The Unchanging Message: Galatians 4:15-16

by | Prison Epistles

15 Where then is that sense of blessing you had? For I bear you witness that, if possible, you would have plucked out your eyes and given them to me. 16 So have I become your enemy by telling you the truth?

Poignant questions, the two in our passage for today. Paul had a proclivity to penetrating, challenging interrogations. He recalls to them the “sense of blessing” they had experienced when he was with them for the first time—the joy of salvation, their first love (see Rev 2:4). Their overwhelmingly positive experience at Paul’s ministry among them was such that they would gladly have sacrificed their own eyesight for his.

What’s that all about? One suggestion is that Paul may have had noticeably weak eyesight. We do know that he had some sort of limitation, a thorn in the flesh (2 Cor 12:7). Although he never reveals what exactly that was, it may very well have been damaged eyes from his many beatings. After all, he had been whipped five times, beaten too often to count and stoned frequently (2 Cor 11:23-24). One time was so severely they left him for dead. (Acts 14:19). Surely he must have had lingering physical effects.

Whether or not poor eyesight was the cause for their sacrificial attitude toward him, Paul was calling them back to their first joy in the message of salvation and their love for him.
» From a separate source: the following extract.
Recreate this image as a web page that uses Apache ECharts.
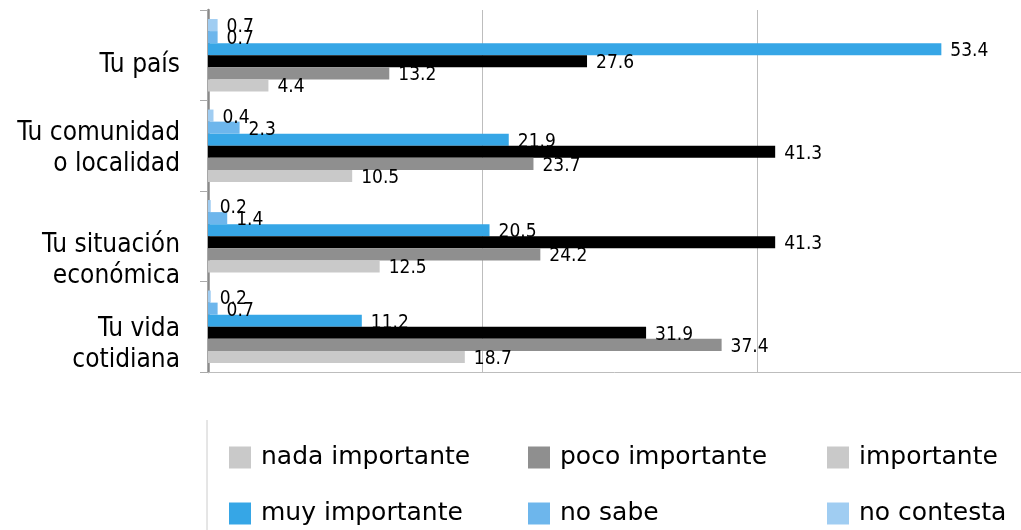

He was the source of their blessing, that is, he was the beloved messenger that brought the good news of the fulfillment of God’s promise to bless the whole world through Abraham’s descendant. The promise came before and apart from the Law of Moses. There was salvation for the Gentiles with the supreme Creator God of the universe. And they didn’t have to become Jews in order to receive the blessing of salvation!

Despite their initial experience, the Galatians had come to think of him as their enemy. How could this have happened? Evidently, someone had “bewitched you” (Galatians 3:1). Who were these people? On the face of it, Peter (whom Paul calls Cephas) influenced them by his example. Paul had charged him, “If you, being a Jew, live like the Gentiles and not like the Jews, how is it that you compel the Gentiles to live like Jews?” (Galatians 2:14). Actions speak as loud as words! Yet, Peter himself was influenced (bewitched?) by “certain men from James …the party of the circumcision” (Galatians 2:12). Paul had not changed, the message had not changed. But the circumcision party was trying to change the gospel and the Galatians believed that lie. Their enemy was not Paul, but those who taught a different gospel.

Lord, I am still holding on to the message of salvation that brought me forgiveness, restoration and eternal life—by grace alone, through faith aline.